Mergers & acquisitions between major insurance and reinsurance firms continue to drive consolidation and rating agency Standard & Poor’s explains in a new report that it sees M&A as just one of the ways traditional players are responding to the threat posed by ongoing reinsurance and capital markets convergence.
Difficult reinsurance market conditions and structural challenges continue to weigh on the competitive position of traditional reinsurers, making scale, diversification and value-added service provision all increasingly important as reinsurers seek to retain relevance, says S&P.
M&A is still considered one viable option to help traditional companies enhance their competitive position, adding reach, diversification into primary risks (or into reinsurance and specialty lines for primary players), while also helping them to broaden their product lines and become increasingly important to their ceding partners.
However, S&P does not think that M&A is a panacea for the challenges faced in reinsurance, adopting a neutral view of such deals due to the risks they pose and the lack of certainty that they actually help the participants achieve anything other than a prolonging, or temporary staving off, of their difficulties.
Global reinsurance firms are being forced to review their long-term relevance, S&P explains, and with pressure from capital markets participants continuing, while pricing remains dampened by the influence of the capital markets and abundance of traditional capacity, the rating agency notes that some reinsurers have been using M&A as a strategic response to the challenges they face.
Noting that, “We do not anticipate any let-up in the key factors underlying the sector’s structural headwinds,” S&P continues to explain that, “M&A is just one of the strategies reinsurers are using to prepare for the task of rebalancing the reinsurer/broker/cedant relationships and further adapting to the convergence of reinsurance and the capital markets.”
As responses go, in an environment where expenses are high and need to come down, while efficiency of the traditional business model can at times be questionable, adding cost and complexity, as well as effort and time, to enter into, complete and integrate a merger or acquisition, is perhaps an additional risk and one that certain companies should not be taking (given market conditions).

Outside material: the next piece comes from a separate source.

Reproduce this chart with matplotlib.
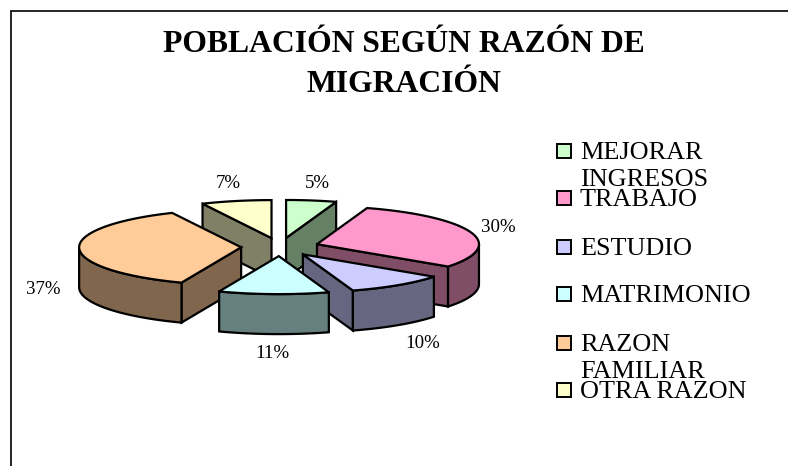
import numpy as np
import matplotlib
matplotlib.use("Agg")
import matplotlib.pyplot as plt
from matplotlib.patches import Polygon, Rectangle

categories = ["MEJORAR\nINGRESOS", "TRABAJO", "ESTUDIO", "MATRIMONIO", "RAZON\nFAMILIAR", "OTRA RAZON"]
values = [5, 30, 10, 11, 37, 7]
top_colors = ["#CCFFCC", "#FF99CC", "#CCCCFF", "#CCFFFF", "#FFCC99", "#FFFFCC"]
side_colors = ["#668066", "#804D66", "#666680", "#668080", "#80664D", "#808066"]
title = "POBLACIÓN SEGÚN RAZÓN DE\nMIGRACIÓN"

# pixel layout of the picture
cx, cy = 280, 247
rx, ry = 162, 38
depth = 40
explode = 0.24
label_xy = [(317, 183), (498, 228), (423, 343), (272, 353), (43, 290), (228, 184)]
legend_y = [151, 198, 247, 294, 343, 390]
draw_order = [5, 0, 1, 4, 2, 3]

plt.rcParams["font.family"] = ["Liberation Serif", "DejaVu Serif"]
fig = plt.figure(figsize=(7.88, 4.66), dpi=100)
ax = fig.add_axes([0, 0, 1, 1])
ax.set_xlim(0, 788)
ax.set_ylim(466, 0)
ax.axis("off")

# chart frame, only left and top are in the picture
ax.plot([11, 11, 788], [466, 11, 11], color="black", lw=1.2, solid_joinstyle="miter")


def pt(theta, ox, oy):
    # theta is clockwise from the top, in degrees
    t = np.radians(theta)
    return np.column_stack([ox + rx * np.sin(t), oy - ry * np.cos(t)])


def face(xy, color, z):
    ax.add_patch(Polygon(xy, closed=True, facecolor=color, edgecolor="black", lw=1.6, joinstyle="miter", zorder=z))


def wall(edge, color, z):
    low = edge + [0, depth]
    face(np.vstack([edge, low[::-1]]), color, z)


edges = np.cumsum([0] + values) * 3.6
for n, i in enumerate(draw_order):
    a, b = edges[i], edges[i + 1]
    mid = (a + b) / 2
    ox = cx + explode * rx * np.sin(np.radians(mid))
    oy = cy - explode * ry * np.cos(np.radians(mid))
    apex = np.array([[ox, oy]])
    z = 2 + n
    # cut faces, only the ones turned to the viewer
    if np.sin(np.radians(a)) < -1e-9:
        wall(np.vstack([apex, pt(np.array([a]), ox, oy)]), side_colors[i], z)
    if np.sin(np.radians(b)) > 1e-9:
        wall(np.vstack([apex, pt(np.array([b]), ox, oy)]), side_colors[i], z)
    # outer wall, front half of the ellipse
    fa, fb = max(a, 90), min(b, 270)
    if fb > fa:
        wall(pt(np.linspace(fa, fb, 60), ox, oy), side_colors[i], z)
    face(np.vstack([apex, pt(np.linspace(a, b, 120), ox, oy)]), top_colors[i], z)

for v, (x, y) in zip(values, label_xy):
    ax.text(x, y, f"{v}%", fontsize=13.6, ha="center", va="center", color="black", zorder=20)

ax.text(404, 65, title, fontsize=22.8, fontweight="bold", ha="center", va="center", linespacing=1.5)

for name, color, y in zip(categories, top_colors, legend_y):
    ax.add_patch(Rectangle((557, y - 7), 14, 14, facecolor=color, edgecolor="black", lw=1.4))
    ax.text(580, y - 9, name, fontsize=18.8, ha="left", va="top", linespacing=1.3)

fig.savefig("out.png", dpi=100)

Of course there are examples currently where M&A creates synergies, significant scale and also enhances access to efficient capital.

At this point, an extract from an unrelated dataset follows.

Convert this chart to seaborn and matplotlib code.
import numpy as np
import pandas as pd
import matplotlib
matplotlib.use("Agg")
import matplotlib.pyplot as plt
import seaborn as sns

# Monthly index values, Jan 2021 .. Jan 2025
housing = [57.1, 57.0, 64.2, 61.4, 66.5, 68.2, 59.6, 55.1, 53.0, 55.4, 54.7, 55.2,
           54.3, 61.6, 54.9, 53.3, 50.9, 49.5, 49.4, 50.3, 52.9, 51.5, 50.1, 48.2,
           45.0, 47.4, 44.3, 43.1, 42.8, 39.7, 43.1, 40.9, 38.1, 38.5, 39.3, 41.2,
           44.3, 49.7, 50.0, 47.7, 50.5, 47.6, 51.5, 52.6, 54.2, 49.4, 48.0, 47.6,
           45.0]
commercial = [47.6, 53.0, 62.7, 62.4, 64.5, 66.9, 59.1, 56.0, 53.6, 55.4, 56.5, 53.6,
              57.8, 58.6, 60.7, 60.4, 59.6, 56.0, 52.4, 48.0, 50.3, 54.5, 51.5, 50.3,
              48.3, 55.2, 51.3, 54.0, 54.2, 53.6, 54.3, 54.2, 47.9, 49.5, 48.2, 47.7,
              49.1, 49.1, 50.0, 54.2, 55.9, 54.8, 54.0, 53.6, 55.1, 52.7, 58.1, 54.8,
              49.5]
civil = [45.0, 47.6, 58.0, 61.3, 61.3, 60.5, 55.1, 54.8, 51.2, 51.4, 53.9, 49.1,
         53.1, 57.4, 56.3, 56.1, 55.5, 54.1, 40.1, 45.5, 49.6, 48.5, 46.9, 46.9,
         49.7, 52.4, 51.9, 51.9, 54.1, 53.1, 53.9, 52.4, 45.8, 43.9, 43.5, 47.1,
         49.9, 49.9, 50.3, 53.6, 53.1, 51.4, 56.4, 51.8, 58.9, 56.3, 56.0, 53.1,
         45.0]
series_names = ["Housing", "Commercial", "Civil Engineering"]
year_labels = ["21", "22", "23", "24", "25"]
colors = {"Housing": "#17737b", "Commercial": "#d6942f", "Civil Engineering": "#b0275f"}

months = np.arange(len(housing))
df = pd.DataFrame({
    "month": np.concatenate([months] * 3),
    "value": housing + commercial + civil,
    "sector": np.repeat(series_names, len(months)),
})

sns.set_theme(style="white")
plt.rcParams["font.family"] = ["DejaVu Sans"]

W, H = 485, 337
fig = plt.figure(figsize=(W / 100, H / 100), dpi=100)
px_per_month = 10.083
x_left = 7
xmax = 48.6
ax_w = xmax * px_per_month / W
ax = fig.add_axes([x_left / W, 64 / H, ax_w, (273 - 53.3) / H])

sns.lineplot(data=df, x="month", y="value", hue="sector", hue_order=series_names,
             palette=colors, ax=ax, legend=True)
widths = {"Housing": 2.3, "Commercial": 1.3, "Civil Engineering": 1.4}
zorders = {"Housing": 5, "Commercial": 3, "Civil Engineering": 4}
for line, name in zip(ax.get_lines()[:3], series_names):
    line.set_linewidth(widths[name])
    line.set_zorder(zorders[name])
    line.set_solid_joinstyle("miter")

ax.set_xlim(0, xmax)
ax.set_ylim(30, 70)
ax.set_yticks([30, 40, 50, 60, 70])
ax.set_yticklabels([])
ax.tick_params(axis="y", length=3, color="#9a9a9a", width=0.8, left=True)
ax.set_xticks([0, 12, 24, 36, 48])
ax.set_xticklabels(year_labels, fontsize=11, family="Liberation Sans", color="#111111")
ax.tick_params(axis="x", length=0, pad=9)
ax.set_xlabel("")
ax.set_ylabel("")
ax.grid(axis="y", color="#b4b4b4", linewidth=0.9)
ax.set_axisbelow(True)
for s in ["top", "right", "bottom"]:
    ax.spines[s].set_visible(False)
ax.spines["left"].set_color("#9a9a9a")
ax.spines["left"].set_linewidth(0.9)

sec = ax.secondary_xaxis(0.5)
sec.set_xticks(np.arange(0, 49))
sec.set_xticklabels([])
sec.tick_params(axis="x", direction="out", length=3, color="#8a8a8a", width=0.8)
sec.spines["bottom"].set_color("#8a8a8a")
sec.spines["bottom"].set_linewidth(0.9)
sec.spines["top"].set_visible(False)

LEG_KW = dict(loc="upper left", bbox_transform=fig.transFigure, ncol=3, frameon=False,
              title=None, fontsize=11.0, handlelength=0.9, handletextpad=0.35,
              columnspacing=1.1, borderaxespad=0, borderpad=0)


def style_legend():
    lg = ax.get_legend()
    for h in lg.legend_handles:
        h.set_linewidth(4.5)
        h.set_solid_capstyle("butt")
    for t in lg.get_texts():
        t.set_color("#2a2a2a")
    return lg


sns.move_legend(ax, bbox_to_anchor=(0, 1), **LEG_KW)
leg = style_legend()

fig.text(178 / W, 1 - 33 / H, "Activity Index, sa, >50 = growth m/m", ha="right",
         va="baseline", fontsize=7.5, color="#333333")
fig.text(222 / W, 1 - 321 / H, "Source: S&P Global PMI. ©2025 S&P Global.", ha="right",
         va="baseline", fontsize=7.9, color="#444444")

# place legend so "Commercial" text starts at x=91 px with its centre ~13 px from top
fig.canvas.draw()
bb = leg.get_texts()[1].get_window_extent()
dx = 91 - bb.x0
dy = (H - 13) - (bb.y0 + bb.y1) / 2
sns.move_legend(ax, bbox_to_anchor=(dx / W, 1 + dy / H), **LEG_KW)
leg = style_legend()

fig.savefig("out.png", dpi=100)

Here we are thinking the AXA – XL and AIG – Validus deals, both of which seem to be positioning the resulting entity well to take advantage of market conditions, for a time at least.

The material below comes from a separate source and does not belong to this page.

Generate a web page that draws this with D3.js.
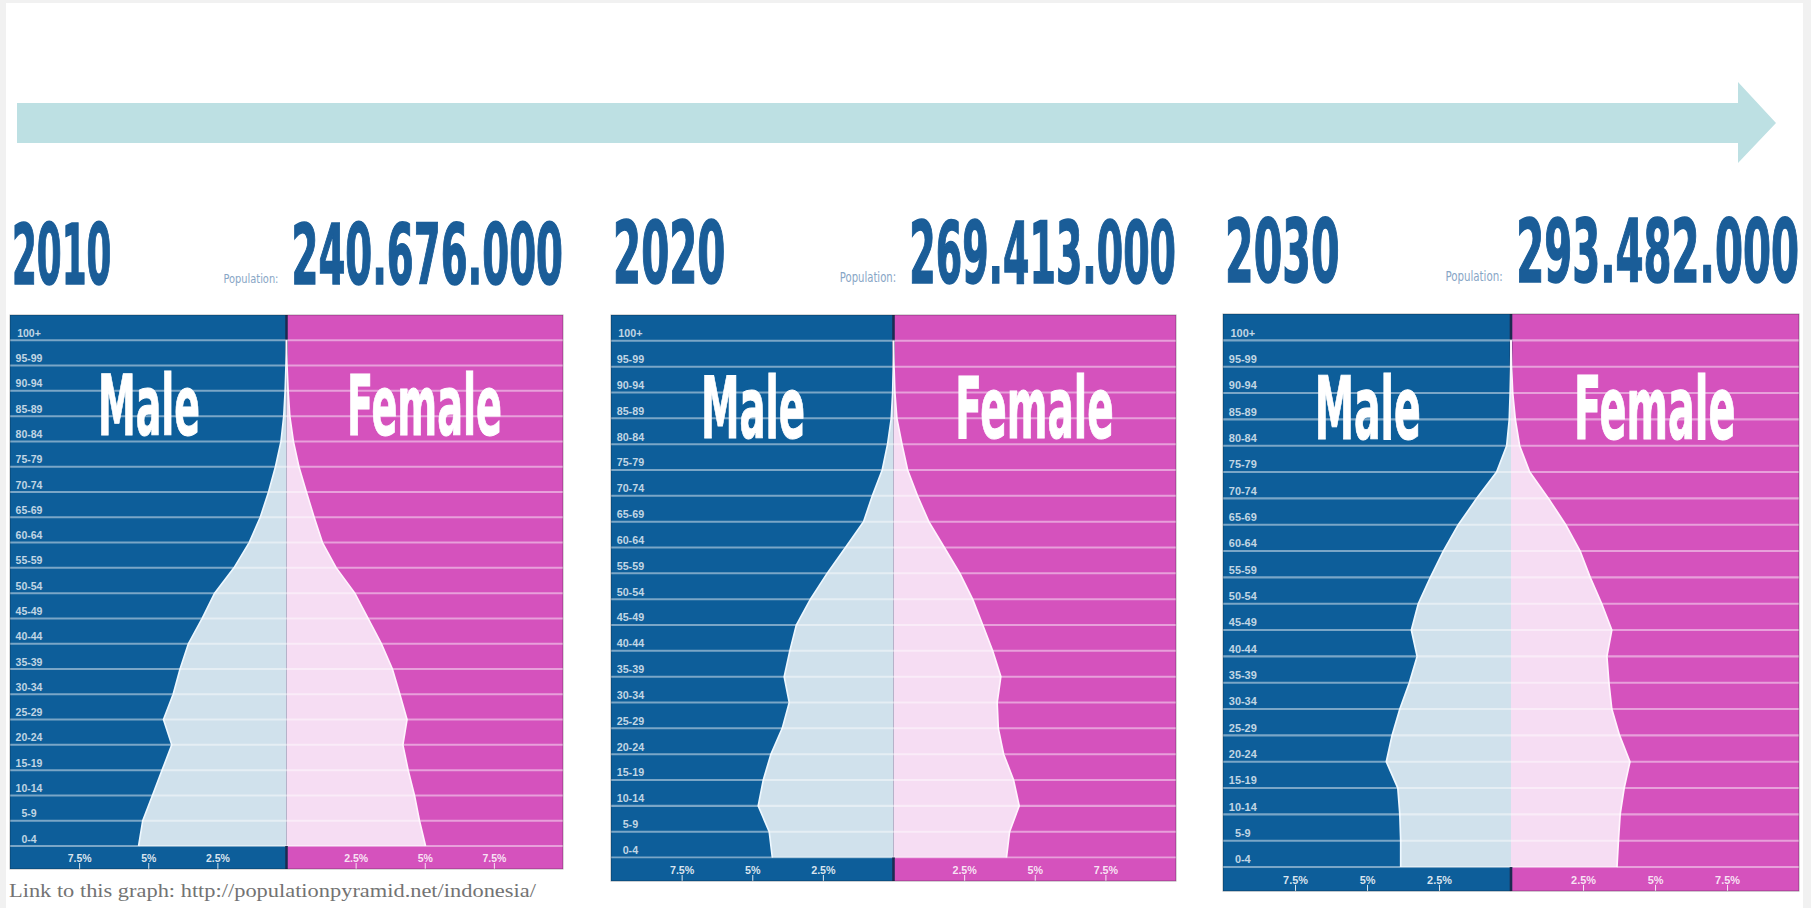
<!DOCTYPE html>
<html>
<head>
<meta charset="utf-8">
<script src="https://cdn.jsdelivr.net/npm/d3@7"></script>
<style>
  html, body { margin: 0; padding: 0; background: #f1f1f1; }
  svg { display: block; }
</style>
</head>
<body>
<svg id="chart" width="1811" height="908"></svg>
<script>
// ---- data (shares of total population, %, top row first) ----
var ages = ["100+", "95-99", "90-94", "85-89", "80-84", "75-79", "70-74", "65-69", "60-64", "55-59",
  "50-54", "45-49", "40-44", "35-39", "30-34", "25-29", "20-24", "15-19", "10-14", "5-9", "0-4"];

var years = ["2010", "2020", "2030"];
var totals = ["240.676.000", "269.413.000", "293.482.000"];

var male2010 = [0, 0.02, 0.05, 0.1, 0.2, 0.4, 0.65, 0.95, 1.35, 1.9, 2.6, 3.05, 3.55, 3.85, 4.1, 4.45, 4.15, 4.5, 4.85, 5.2, 5.35];
var female2010 = [0, 0.02, 0.06, 0.12, 0.25, 0.45, 0.72, 1.0, 1.3, 1.8, 2.47, 2.95, 3.43, 3.83, 4.1, 4.36, 4.21, 4.4, 4.63, 4.81, 5.03];

var male2020 = [0, 0.01, 0.03, 0.08, 0.21, 0.4, 0.75, 1.06, 1.7, 2.35, 2.94, 3.44, 3.67, 3.87, 3.69, 3.94, 4.34, 4.61, 4.79, 4.4, 4.29];
var female2020 = [0, 0.02, 0.05, 0.12, 0.3, 0.5, 0.85, 1.25, 1.8, 2.35, 2.8, 3.16, 3.51, 3.8, 3.67, 3.71, 3.9, 4.25, 4.45, 4.11, 4.0];

var male2030 = [0, 0.01, 0.03, 0.06, 0.15, 0.5, 1.19, 1.83, 2.35, 2.8, 3.22, 3.46, 3.26, 3.53, 3.86, 4.13, 4.33, 3.93, 3.86, 3.83, 3.83];
var female2030 = [0, 0.02, 0.06, 0.15, 0.3, 0.65, 1.3, 1.9, 2.4, 2.75, 3.15, 3.5, 3.33, 3.4, 3.5, 3.77, 4.13, 3.93, 3.79, 3.73, 3.68];

var maleShares = [male2010, male2020, male2030];
var femaleShares = [female2010, female2020, female2030];

var tickValues = [2.5, 5, 7.5];
var linkText = "Link to this graph: http://populationpyramid.net/indonesia/";

// ---- layout ----
var W = 553, H = 554, ROWS_H = 531, CX = 276.5;   // base panel size, panels are scaled copies
var panels = [
  { x: 10, y: 315, size: 553 },
  { x: 611, y: 315, size: 565 },
  { x: 1223, y: 314, size: 576 }
];

var color = {
  maleDark: '#0d5e9a',
  femaleDark: '#d552bd',
  maleLight: '#d0e1ec',
  femaleLight: '#f6ddf3',
  title: '#1a5d98',
  popLabel: '#88a6c6',
  divider: '#1c2b50',
  arrow: '#bde0e3',
  link: '#737373'
};

var condensed = '"Liberation Sans Narrow", "DejaVu Sans Condensed", "Arial Narrow", sans-serif';
var plain = '"Liberation Sans", Arial, sans-serif';

var svg = d3.select('#chart');

svg.append('rect').attr('x', 6).attr('y', 3).attr('width', 1797).attr('height', 905).attr('fill', '#ffffff');

// timeline arrow
svg.append('path')
  .attr('d', 'M17,103 L1738,103 L1738,82 L1776,123 L1738,163 L1738,143 L17,143 Z')
  .attr('fill', color.arrow);

// rough width of the condensed title face, so numbers with "1" stay narrower
function condensedWidth(str) {
  var w = 0;
  for (var c of str) w += c === '1' ? 17 : (c === '.' ? 12 : 27.5);
  return w;
}

// squeeze a text horizontally to a given width, left edge at x
function fitText(sel, x, y, width) {
  var len = sel.node().getComputedTextLength();
  sel.attr('x', 0).attr('y', 0)
    .attr('transform', 'translate(' + x + ',' + y + ') scale(' + (width / len) + ',1)');
  return sel;
}

function drawPanel(i) {
  var p = panels[i];
  var g = svg.append('g')
    .attr('transform', 'translate(' + p.x + ',' + p.y + ') scale(' + (p.size / W) + ')');

  var y = d3.scaleBand().domain(ages).range([0, ROWS_H]);
  var xM = d3.scaleLinear().domain([0, 10]).range([CX, 0]);
  var xF = d3.scaleLinear().domain([0, 10]).range([CX, W]);

  // header
  var numW = condensedWidth(totals[i]);
  fitText(g.append('text').text(years[i])
    .style('font-family', condensed).style('font-weight', 'bold').style('font-size', '84px')
    .attr('fill', color.title).attr('stroke', color.title).attr('stroke-width', 1.5),
    2, -31, condensedWidth(years[i]));
  fitText(g.append('text').text(totals[i])
    .style('font-family', condensed).style('font-weight', 'bold').style('font-size', '84px')
    .attr('fill', color.title).attr('stroke', color.title).attr('stroke-width', 1.5),
    W - numW, -31, numW);
  fitText(g.append('text').text('Population:')
    .style('font-family', condensed).style('font-size', '13px')
    .attr('fill', color.popLabel),
    W - numW - 68, -32, 55);

  // backgrounds
  g.append('rect').attr('x', 0).attr('y', 0).attr('width', CX).attr('height', H).attr('fill', color.maleDark);
  g.append('rect').attr('x', CX).attr('y', 0).attr('width', W - CX).attr('height', H).attr('fill', color.femaleDark);
  g.append('line').attr('x1', CX).attr('x2', CX).attr('y1', 0).attr('y2', H)
    .attr('stroke', color.divider).attr('stroke-width', 2.5);

  // vertices sit on the lower edge of each age row
  function points(vals) {
    return [{ y: 0, v: 0 }].concat(ages.map(function (a, k) {
      return { y: y(a) + y.bandwidth(), v: vals[k] };
    }));
  }
  var mp = points(maleShares[i]);
  var fp = points(femaleShares[i]);

  g.append('path').datum(mp)
    .attr('d', d3.area().x0(CX).x1(function (d) { return xM(d.v); }).y(function (d) { return d.y; }))
    .attr('fill', color.maleLight);
  g.append('path').datum(fp)
    .attr('d', d3.area().x0(CX).x1(function (d) { return xF(d.v); }).y(function (d) { return d.y; }))
    .attr('fill', color.femaleLight);

  g.append('path').datum(mp.slice(1))
    .attr('d', d3.line().x(function (d) { return xM(d.v); }).y(function (d) { return d.y; }))
    .attr('fill', 'none').attr('stroke', '#eef8ff').attr('stroke-width', 1.6);
  g.append('path').datum(fp.slice(1))
    .attr('d', d3.line().x(function (d) { return xF(d.v); }).y(function (d) { return d.y; }))
    .attr('fill', 'none').attr('stroke', '#fff4fd').attr('stroke-width', 1.6);

  // row lines
  g.selectAll('line.row').data(ages).enter().append('line')
    .attr('class', 'row')
    .attr('x1', 0).attr('x2', W)
    .attr('y1', function (d) { return y(d) + y.bandwidth(); })
    .attr('y2', function (d) { return y(d) + y.bandwidth(); })
    .attr('stroke', 'rgba(255,255,255,0.45)').attr('stroke-width', 2);

  // age labels
  g.selectAll('text.age').data(ages).enter().append('text')
    .attr('class', 'age')
    .attr('x', 19)
    .attr('y', function (d) { return y(d) + y.bandwidth() - 3.5; })
    .attr('text-anchor', 'middle')
    .style('font-family', plain).style('font-size', '10.5px').style('font-weight', 'bold')
    .attr('fill', 'rgba(255,255,255,0.75)')
    .text(function (d) { return d; });

  // Male / Female
  fitText(g.append('text').text('Male')
    .style('font-family', condensed).style('font-weight', 'bold').style('font-size', '83px')
    .attr('fill', '#ffffff').attr('stroke', '#ffffff').attr('stroke-width', 1),
    88, 120, 102);
  fitText(g.append('text').text('Female')
    .style('font-family', condensed).style('font-weight', 'bold').style('font-size', '83px')
    .attr('fill', '#ffffff').attr('stroke', '#ffffff').attr('stroke-width', 1),
    337, 120, 155);

  // percent band
  g.append('rect').attr('x', 0).attr('y', ROWS_H + 1).attr('width', CX).attr('height', H - ROWS_H - 1).attr('fill', color.maleDark);
  g.append('rect').attr('x', CX).attr('y', ROWS_H + 1).attr('width', W - CX).attr('height', H - ROWS_H - 1).attr('fill', color.femaleDark);
  g.append('line').attr('x1', CX).attr('x2', CX).attr('y1', ROWS_H).attr('y2', H)
    .attr('stroke', color.divider).attr('stroke-width', 2.5);

  [xM, xF].forEach(function (sc) {
    var ax = g.append('g')
      .attr('transform', 'translate(0,' + H + ')')
      .call(d3.axisTop(sc).tickValues(tickValues).tickSize(6).tickPadding(1)
        .tickFormat(function (d) { return d + '%'; }));
    ax.select('.domain').remove();
    ax.selectAll('line').attr('stroke', 'rgba(255,255,255,0.85)');
    ax.selectAll('text')
      .attr('fill', 'rgba(255,255,255,0.85)')
      .style('font-family', plain).style('font-size', '10.5px').style('font-weight', 'bold');
  });

  // thin outline
  g.append('rect').attr('x', 0).attr('y', 0).attr('width', W).attr('height', H)
    .attr('fill', 'none').attr('stroke', 'rgba(0,0,0,0.3)').attr('stroke-width', 1);
}

years.forEach(function (yr, i) { drawPanel(i); });

fitText(svg.append('text').text(linkText)
  .style('font-family', '"Liberation Serif", "DejaVu Serif", serif').style('font-size', '19px')
  .attr('fill', color.link),
  9, 897, 527);
</script>
</body>
</html>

But smaller M&A remains the most risky, we’d suggest, as unless purely additive and layering on incremental, diversifying business, it is hard to see how the effort involved can be expected to pay off in the softer term. While be the time the longer-term comes around the market may have moved on so much further that re/insurers find the effort has not helped anywhere near as much as they had hoped it would.
S&P explains its thinking on M&A, saying, “A well-executed strategic deal that has a sound rationale can improve prospects for the combined entity through a stronger competitive position built on scale, product expertise, diversity, and profitability, all of which can help maintain or potentially strengthen the creditworthiness. That said, such deals carry risks for both the acquirer and the target that can’t be overlooked, especially given the industry’s mediocre track record.”
As responses go then M&A is a risky one, but is it even a sensible one and if the capital markets and ILS’s business model threatens your existence so much should you even be trying to spend your way out of it?
As we’ve noted before, re/insurers are in some cases spending their way into the future and there are no guarantees that this is going to work.
With the sector fragmented and challenged still, S&P expects that M&A will remain favoured by some.
Explaining, “Therefore, we expect conditions to favor M&A and further consolidation for the next few years. The market has shifted slightly over time, boosting the power of brokers, the capital markets, and large cedants–if the sector can coalesce around some large players, it may perhaps regain its balance.”
Scale and diversification are set to define competitive position for many, S&P says, but there remains no certainty that this is going to drive the long-term success major players are seeking.
Insurance and reinsurance players need to be agile and adaptive, to respond to market conditions and become more open to leveraging marketplaces, placement platforms and also in using their data better.
The same goes for the ILS market, which is also going to have to adapt continuously from here on, in order to cement its own relevance in reinsurance for the future.
Keeping pace of the changes in this market is tough at times. We believe things are still accelerating and as a result any knee-jerk responses to market conditions have a very good chance of ending up being the wrong move.
“We foresee a more consolidated market in the next few years as structural changes in the sector weigh on reinsurers and while capital is still relatively cheap. Another mega deal involving players that shakes up the market order won’t be a surprise,” S&P comments.
It wouldn’t surprise us either and players, traditional or alternative, need to remember that capacity isn’t everything.
Cost-of-capital is a decent part of it. But the ability to get paid for the expertise and value you offer to the market is key. Lose that and survival may not be guaranteed.